Cette affaire "va amoindrir encore davantage les niveaux déjà microscopiquement bas de confiance qu'ont les Ukrainiens dans leur gouvernement et leurs médias", estime pour sa part l'historienne Anne Applebaum dans le Washington Post (en anglais), jugeant que les autorités ukrainiennes ont "brisé un tabou""Après tout, d'autres pays parviennent à mettre la main sur des criminels sans mettre en scène des morts fictives de gens connus et sans déclencher un deuil national et international", relève-t-elle.

"Au moment où l'Ukraine veut se positionner comme un membre responsable de la communauté européenne et supplie ses donateurs internationaux de l'aider à contrer les fausses informations, pourquoi contribue-t-elle à en créer ?", s'interroge pour sa part l'expert Michael Bociurkiw sur CNN. Le New York Times, tout comme le Comité pour la protection des journalistes, réclament aux autorités ukrainiennes d'expliquer pourquoi elles ont considéré comme nécessaire de compromettre 'l'intégrité journalistique".

Parce que cela accrédite la thèse des "fake news"

Qui croire dans cette affaire ? Moscou ? Kiev ? La revue américaine The Atlantic (article en anglais) y voit ainsi "une accentuation de l'atmosphère de poudre aux yeux qui règne en Europe de l'Est et en Russie, où la désinformation paraît évoluer librement".

Ce genre d'action "dessert clairement la cause de la liberté de la presse et de la protection des journalistes", juge Christophe Deloire sur franceinfo. Pour le secrétaire général de RSF, ce type de pratique favorise l'idée d'un système complotiste et participe à cette difficulté de lutter contre les "fake news", les fausses informations "Là en l'occurrence, il y a des informations absolument erronées, même des accusations contre un autre État qui ont été perpétrées par le gouvernement ukrainien."

Parce que le travail des journalistes est remis en question

Ce scénario va forcément marquer.
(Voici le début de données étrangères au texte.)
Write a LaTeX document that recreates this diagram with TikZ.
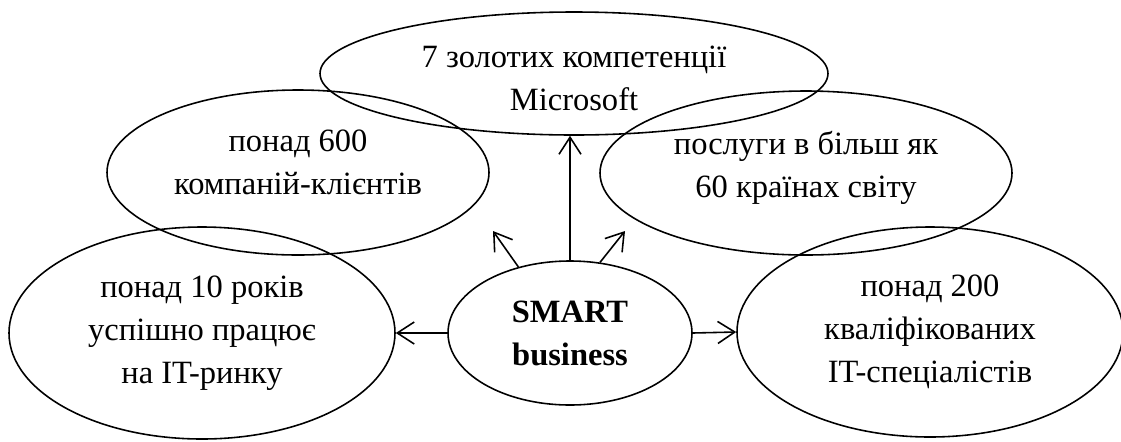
\documentclass[tikz,border=0pt]{standalone}
\usepackage{fontspec}
\setmainfont{Liberation Serif}
\usepackage{tikz}
\usetikzlibrary{
    arrows.meta,
    shapes.geometric
}
\tikzset{
    bubble/.style={
        draw,
        ellipse,
        inner sep=0pt,
        align=center,
        line width=0.9pt,
        font=\fontsize{18.5}{24.4}\selectfont
    }
}
\tikzset{
    hub/.style={
        bubble,
        font=\fontsize{18.5}{24.4}\selectfont\bfseries
    }
}
\tikzset{
    link/.style={
        draw=black,
        line width=0.9pt,
        -{Straight Barb[length=3.4mm,width=4.4mm]}
    }
}
% text block moved up or down inside its ellipse
\newcommand{\lifted}[2]{\raisebox{#1}[\height][\depth]{\begin{tabular}{@{}c@{}}#2\end{tabular}}}

\begin{document}
\begin{tikzpicture}

\useasboundingbox (0,0) rectangle (224.2mm,-88.2mm);

% ------------------------------------------------------------
% Facts around the company
% ------------------------------------------------------------

\node[bubble, minimum width=101.6mm, minimum height=24.6mm] (gold) at (114.8mm,-14.7mm)
    {\lifted{-1.3mm}{7 золотих компетенції\\Microsoft}};
\node[bubble, minimum width=76.4mm, minimum height=33mm] (clients) at (59.6mm,-34.5mm)
    {\lifted{1.6mm}{понад 600\\компаній-клієнтів}};
\node[bubble, minimum width=82.4mm, minimum height=32.8mm] (countries) at (161.2mm,-34.6mm)
    {\lifted{1.2mm}{послуги в більш як\\60 країнах світу}};
\node[bubble, minimum width=77.2mm, minimum height=42.4mm] (years) at (40.4mm,-66.6mm)
    {понад 10 років\\успішно працює\\на IT-ринку};
\node[bubble, minimum width=77.2mm, minimum height=42mm] (staff) at (186mm,-66.4mm)
    {понад 200\\кваліфікованих\\IT-спеціалістів};

% ------------------------------------------------------------
% Centre
% ------------------------------------------------------------

\node[hub, minimum width=48.8mm, minimum height=28.8mm] (smart) at (114mm,-66.6mm)
    {SMART\\business};

\coordinate (tipclients) at (98.6mm,-46.2mm);
\coordinate (tipcountries) at (125mm,-46.2mm);

\draw[link] (smart.north) -- (smart.north |- gold.south);
\draw[link] (smart.128) -- (tipclients);
\draw[link] (smart.67) -- (tipcountries);
\draw[link] (smart.west) -- (years.east);
\draw[link] (smart.east) -- (staff.west);

\end{tikzpicture}
\end{document}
Dans Libération, l'expert en service de sécurité russe Mark Galeotti estime que ce "succès tactique [de l'Ukraine] (...) risque d'être un fiasco sur le long terme. (...) Au prochain meurtre, personne n'y croira plus. Mais surtout, en coopérant avec les services ukrainiens, Babtchenko a validé la thèse de Moscou, selon laquelle les journalistes ne sont pas des décrypteurs objectifs de la réalité, mais des agents."

Sur Twitter, la journaliste Natalia Antelava estime que cette histoire va "poser toute une série de questions difficiles sur la sécurité des journalistes et la véracité des reportages à l'ère des 'fake news'."

Une situation d'autant plus problématique que l’an dernier, 39 journalistes ont été assassinés dans le monde. Avec des cas emblématiques comme celui de Daphne Caruana Galizia, tuée dans l'explosion de sa voiture, alors qu'elle enquêtait sur la corruption à Malte.